▶ [THE REQUEST]:
Only the lines between the line holding "Output the Python" and the line holding "from bokeh.resources import INLINE", both of those included, should be copied exactly; drop the pictures.

++++ DATASET ROWS

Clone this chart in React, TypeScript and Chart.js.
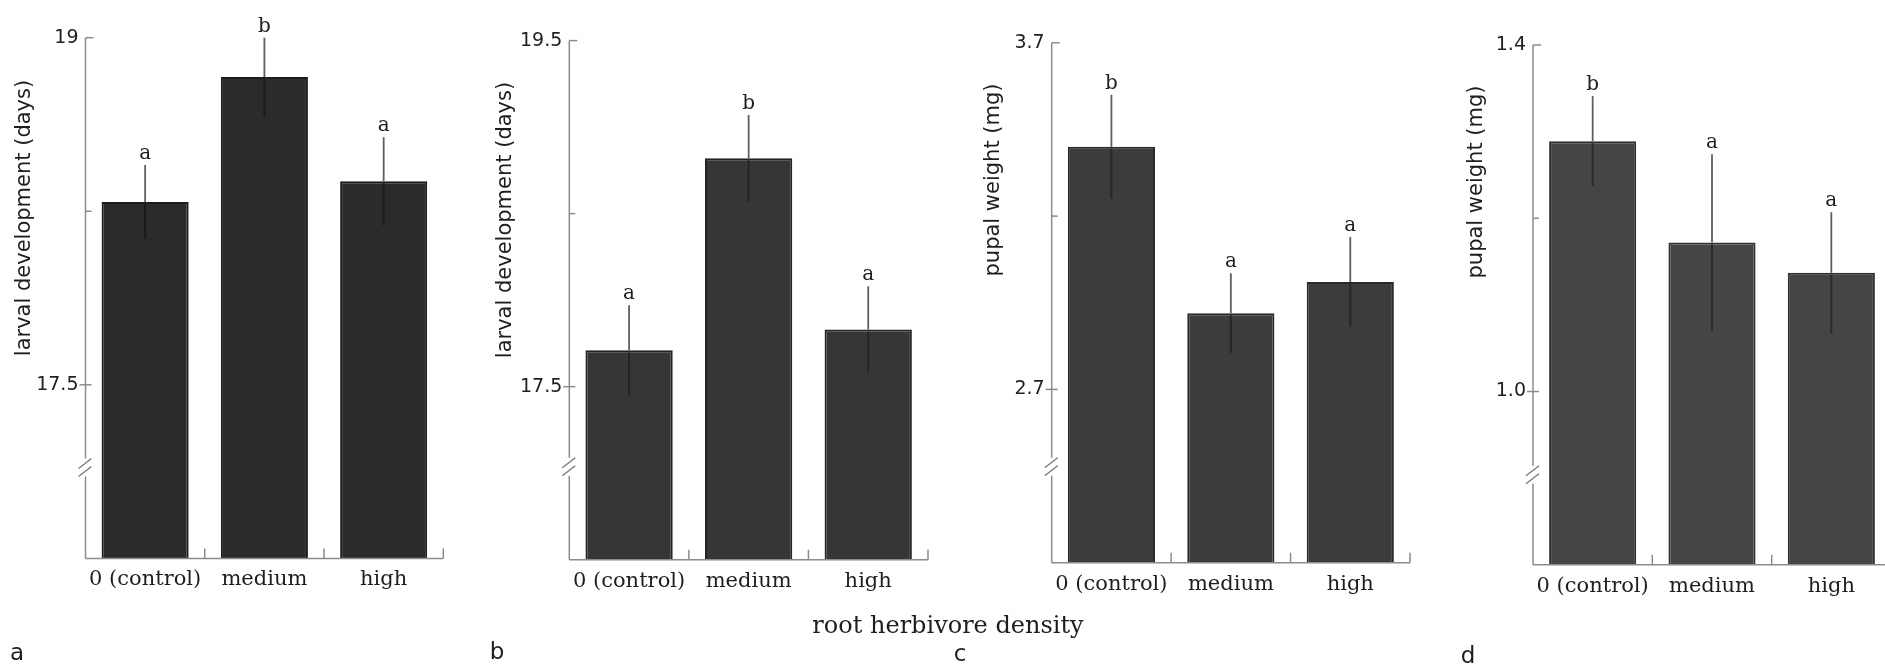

++++++++
++++ DATASET ROWS

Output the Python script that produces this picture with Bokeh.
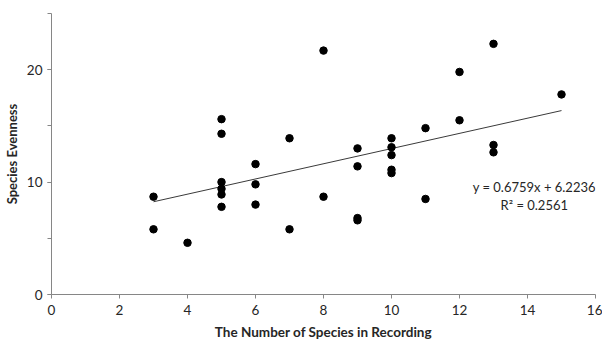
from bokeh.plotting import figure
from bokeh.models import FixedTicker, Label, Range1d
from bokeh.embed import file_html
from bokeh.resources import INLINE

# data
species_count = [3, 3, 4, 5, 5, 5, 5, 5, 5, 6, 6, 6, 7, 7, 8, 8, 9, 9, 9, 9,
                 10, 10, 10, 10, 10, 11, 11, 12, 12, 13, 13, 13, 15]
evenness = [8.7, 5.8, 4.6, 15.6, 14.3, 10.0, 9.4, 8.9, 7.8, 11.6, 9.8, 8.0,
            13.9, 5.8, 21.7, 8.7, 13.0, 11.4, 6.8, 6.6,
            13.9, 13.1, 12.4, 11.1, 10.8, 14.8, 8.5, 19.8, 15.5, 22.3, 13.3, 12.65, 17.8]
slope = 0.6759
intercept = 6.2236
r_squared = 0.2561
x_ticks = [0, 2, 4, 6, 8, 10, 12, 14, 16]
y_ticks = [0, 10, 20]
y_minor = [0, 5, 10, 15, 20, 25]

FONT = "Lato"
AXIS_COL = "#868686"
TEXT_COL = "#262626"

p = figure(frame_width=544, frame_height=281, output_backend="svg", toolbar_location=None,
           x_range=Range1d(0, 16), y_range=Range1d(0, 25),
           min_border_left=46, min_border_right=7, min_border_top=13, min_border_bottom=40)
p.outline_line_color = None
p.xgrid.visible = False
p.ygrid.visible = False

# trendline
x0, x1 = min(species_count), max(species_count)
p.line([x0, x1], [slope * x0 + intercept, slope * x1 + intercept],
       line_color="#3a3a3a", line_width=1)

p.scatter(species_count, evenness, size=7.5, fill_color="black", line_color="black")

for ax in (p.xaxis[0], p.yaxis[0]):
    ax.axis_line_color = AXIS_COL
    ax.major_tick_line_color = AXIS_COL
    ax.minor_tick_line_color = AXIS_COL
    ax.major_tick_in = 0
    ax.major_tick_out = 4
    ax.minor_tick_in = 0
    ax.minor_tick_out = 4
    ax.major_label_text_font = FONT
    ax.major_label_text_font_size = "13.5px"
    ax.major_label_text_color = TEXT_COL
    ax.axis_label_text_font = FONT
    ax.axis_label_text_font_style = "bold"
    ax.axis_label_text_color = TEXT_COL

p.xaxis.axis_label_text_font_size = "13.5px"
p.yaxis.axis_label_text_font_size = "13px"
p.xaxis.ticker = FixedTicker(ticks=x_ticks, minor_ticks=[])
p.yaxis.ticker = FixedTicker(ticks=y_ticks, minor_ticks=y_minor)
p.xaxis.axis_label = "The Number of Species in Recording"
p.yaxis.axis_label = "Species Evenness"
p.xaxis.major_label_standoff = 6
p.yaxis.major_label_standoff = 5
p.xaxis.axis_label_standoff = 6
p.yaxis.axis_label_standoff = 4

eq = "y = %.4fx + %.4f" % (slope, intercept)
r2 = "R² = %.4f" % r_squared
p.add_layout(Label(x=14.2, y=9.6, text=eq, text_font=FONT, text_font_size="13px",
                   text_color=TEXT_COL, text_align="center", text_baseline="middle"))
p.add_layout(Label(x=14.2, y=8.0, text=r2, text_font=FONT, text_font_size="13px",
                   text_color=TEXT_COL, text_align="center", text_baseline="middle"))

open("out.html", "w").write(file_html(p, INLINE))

++++++++

▶ [SOLVED PROBLEM]:
Output the Python script that produces this picture with Bokeh.
from bokeh.plotting import figure
from bokeh.models import FixedTicker, Label, Range1d
from bokeh.embed import file_html
from bokeh.resources import INLINE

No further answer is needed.